2026-05-07·
A Deep Dive Into The Origin And The Sound Of The Duduk, Its Role In Current Western Culture And For The Armenian Identity
The duduk is an ancient Armenian double-reed woodwind instrument carved from aged apricot wood, with roots stretching back over two thousand years to the era of King Tigran the Great. Its hauntingly warm and melancholic tone, achieved through circular breathing and traditionally played in pairs, has made it a deeply cherished symbol of Armenian culture and earned it UNESCO Masterpiece of Intangible Heritage status in 2008.
By Susanne Hessmann

The duduk sound with its vibrato, sometime voice-like or haunting like the singing saw, can also have a violin-like drone and is ideal for a movie soundtrack to suggest loneliness and sadness or to create a mystical enigmatic atmosphere. No surprise it is often used to illustrate mystical places and mythological narratives in movie and TV show soundtracks.

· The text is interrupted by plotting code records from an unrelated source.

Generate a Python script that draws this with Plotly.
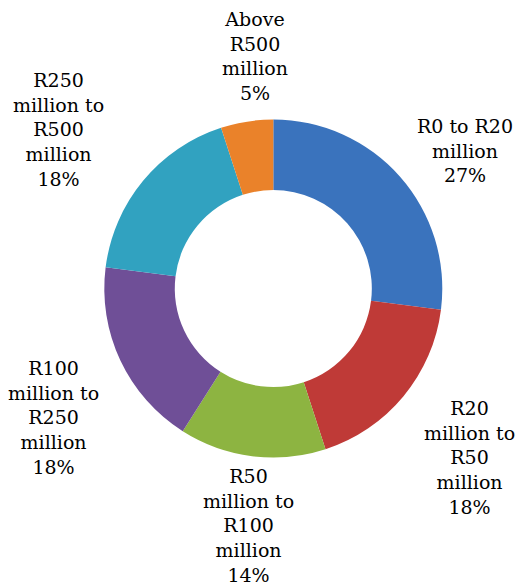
import plotly.graph_objects as go

categories = [
    "R0 to R20 million",
    "R20 million to R50 million",
    "R50 million to R100 million",
    "R100 million to R250 million",
    "R250 million to R500 million",
    "Above R500 million",
]
display_labels = [
    "R0 to R20<br>million",
    "R20<br>million to<br>R50<br>million",
    "R50<br>million to<br>R100<br>million",
    "R100<br>million to<br>R250<br>million",
    "R250<br>million to<br>R500<br>million",
    "Above<br>R500<br>million",
]
shares = [27, 18, 14, 18, 18, 5]
colors = ["#3a73bd", "#bf3a37", "#8db441", "#6f4f97", "#31a2c0", "#ea822a"]

# label box centres in pixels (layout only)
label_pos_px = [(465, 151), (469, 457), (248, 525), (53, 417), (58, 129), (255, 56)]

W, H = 515, 585
dom_px_x = (104.3, 442.3)
dom_px_y = (119.3, 457.7)

fig = go.Figure(
    go.Pie(
        labels=categories,
        values=shares,
        textinfo="none",
        hole=0.583,
        sort=False,
        direction="clockwise",
        rotation=0,
        marker=dict(colors=colors, line=dict(width=0)),
        showlegend=False,
        hoverinfo="label+percent",
        domain=dict(
            x=[dom_px_x[0] / W, dom_px_x[1] / W],
            y=[1 - dom_px_y[1] / H, 1 - dom_px_y[0] / H],
        ),
    )
)

total = sum(shares)
annotations = []
for lab, v, (px, py) in zip(display_labels, shares, label_pos_px):
    pct = round(100 * v / total)
    annotations.append(
        dict(
            x=px / W,
            y=1 - py / H,
            xref="paper",
            yref="paper",
            xanchor="center",
            yanchor="middle",
            align="center",
            showarrow=False,
            text=f"{lab}<br>{pct}%",
            font=dict(family="DejaVu Serif", size=19, color="#000000"),
        )
    )

fig.update_layout(
    width=W,
    height=H,
    margin=dict(l=0, r=0, t=0, b=0),
    paper_bgcolor="white",
    plot_bgcolor="white",
    annotations=annotations,
)

fig.write_html(
    "out.html",
    config={"displayModeBar": False},
    post_script="document.body.style.margin='0';document.body.style.overflow='hidden';",
)
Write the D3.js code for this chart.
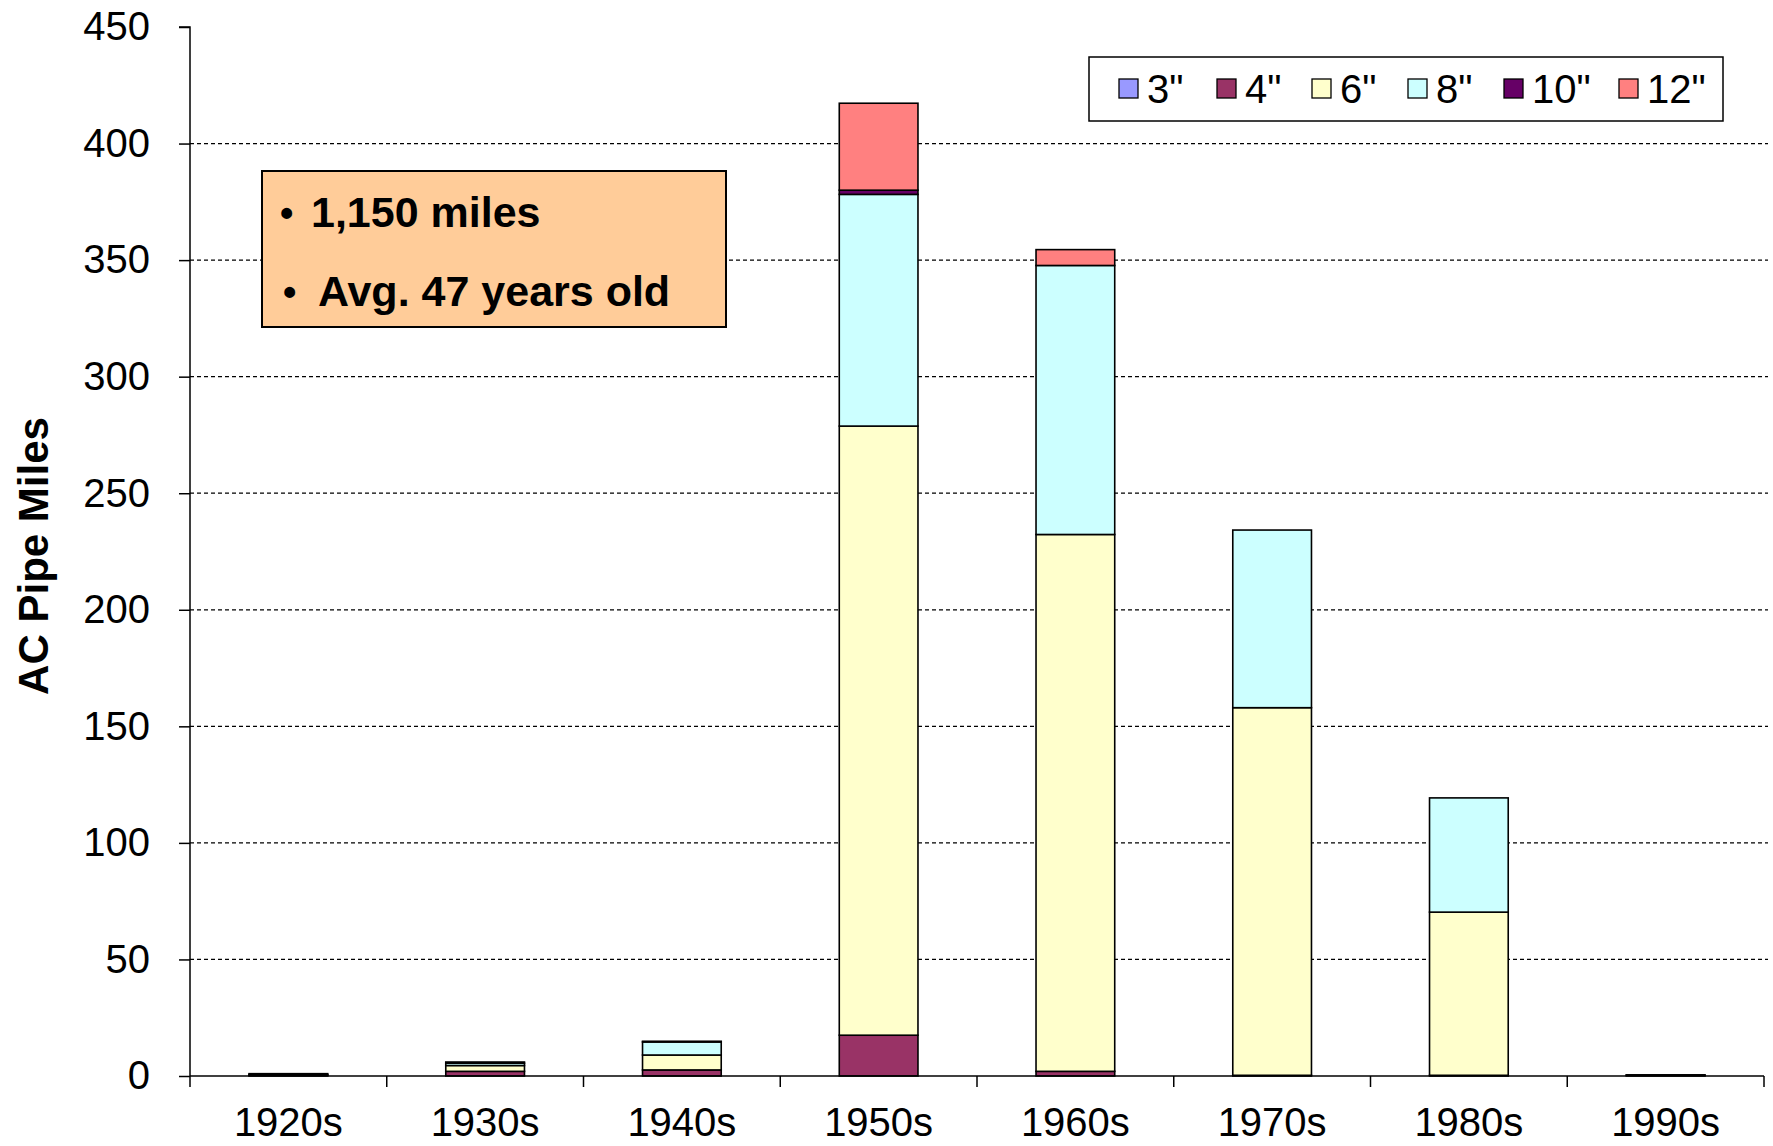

A great example is Martin Scorsese's ”The Last Temptation of Christ”( 1988) with Peter Gabriel's score that helped to introduce the duduk into the popular world music genre.
When it’s not used in an explicit Armenian context, illustrating Armenia and its landscapes and people, the duduk sound can evoke a general Middle Eastern atmosphere like in biblical or historical movies as in “The Last Temptation Of Christ”. Duduk music is also used more and more often to create a feeling of mysterious otherworldliness in Hollywood movies, as opposed to the Western world, and sets a contrast – or it’s an expression of the alienation of a protagonist in a “strange” world.
Other examples where the duduk creates the distinct enigmatic and mythological atmosphere are TV shows like “The Crow”, “Xena, the Warrior Princess” and film soundtracks like “Blood Diamond” by James Newton Howard and “The Russia House” by Jerry Goldsmith and Gladiator.
The composer of the soundtrack for Mel Gibson’s “The Passion of Christ” (2004), John Debney, compared the duduk to a human voice and said he used it a reflection of the past and distant countries. The duduk player on the soundtrack is Pedro Eustache who had started to learn duduk from Djivan Gasparyan in 1994 in L.A..
In 2002 Ravi Shankar held a concert dedicated to the memory of George Harrison in London, which included a song with a duduk solo. Shankar wrote this duduk solo for Pedro Eustache, who had played the duduk in “The Passion of Christ “. Paul McCartney was in the audience and asked to be introduced to Pedro Eustache. McCartney then invited the musician to play duduk on his 2005 album “Chaos and Creation in Paradise” on the song “Jenny Wren”.
More and more film score composers add the instrument to their compositions for those reasons. The duduk also included in the repertoire of the ancient classics expert Jordi Saval who dedicated several albums to the Armenian ancient instrument.
Sadness and solace: The duduk in context to Armenian history and the genocide
It’s impossible to not associate the duduk sound with sadness. Not only for Armenians who listen to the duduk traditionally played at funerals and other family events - also in context of the terrible crimes of the Armenian genocide in 1915, eliminating 75 per cent of the population1 and driving the surviving Armenians into exile, one cannot not associate the music with this immense tragedy for the Armenian people.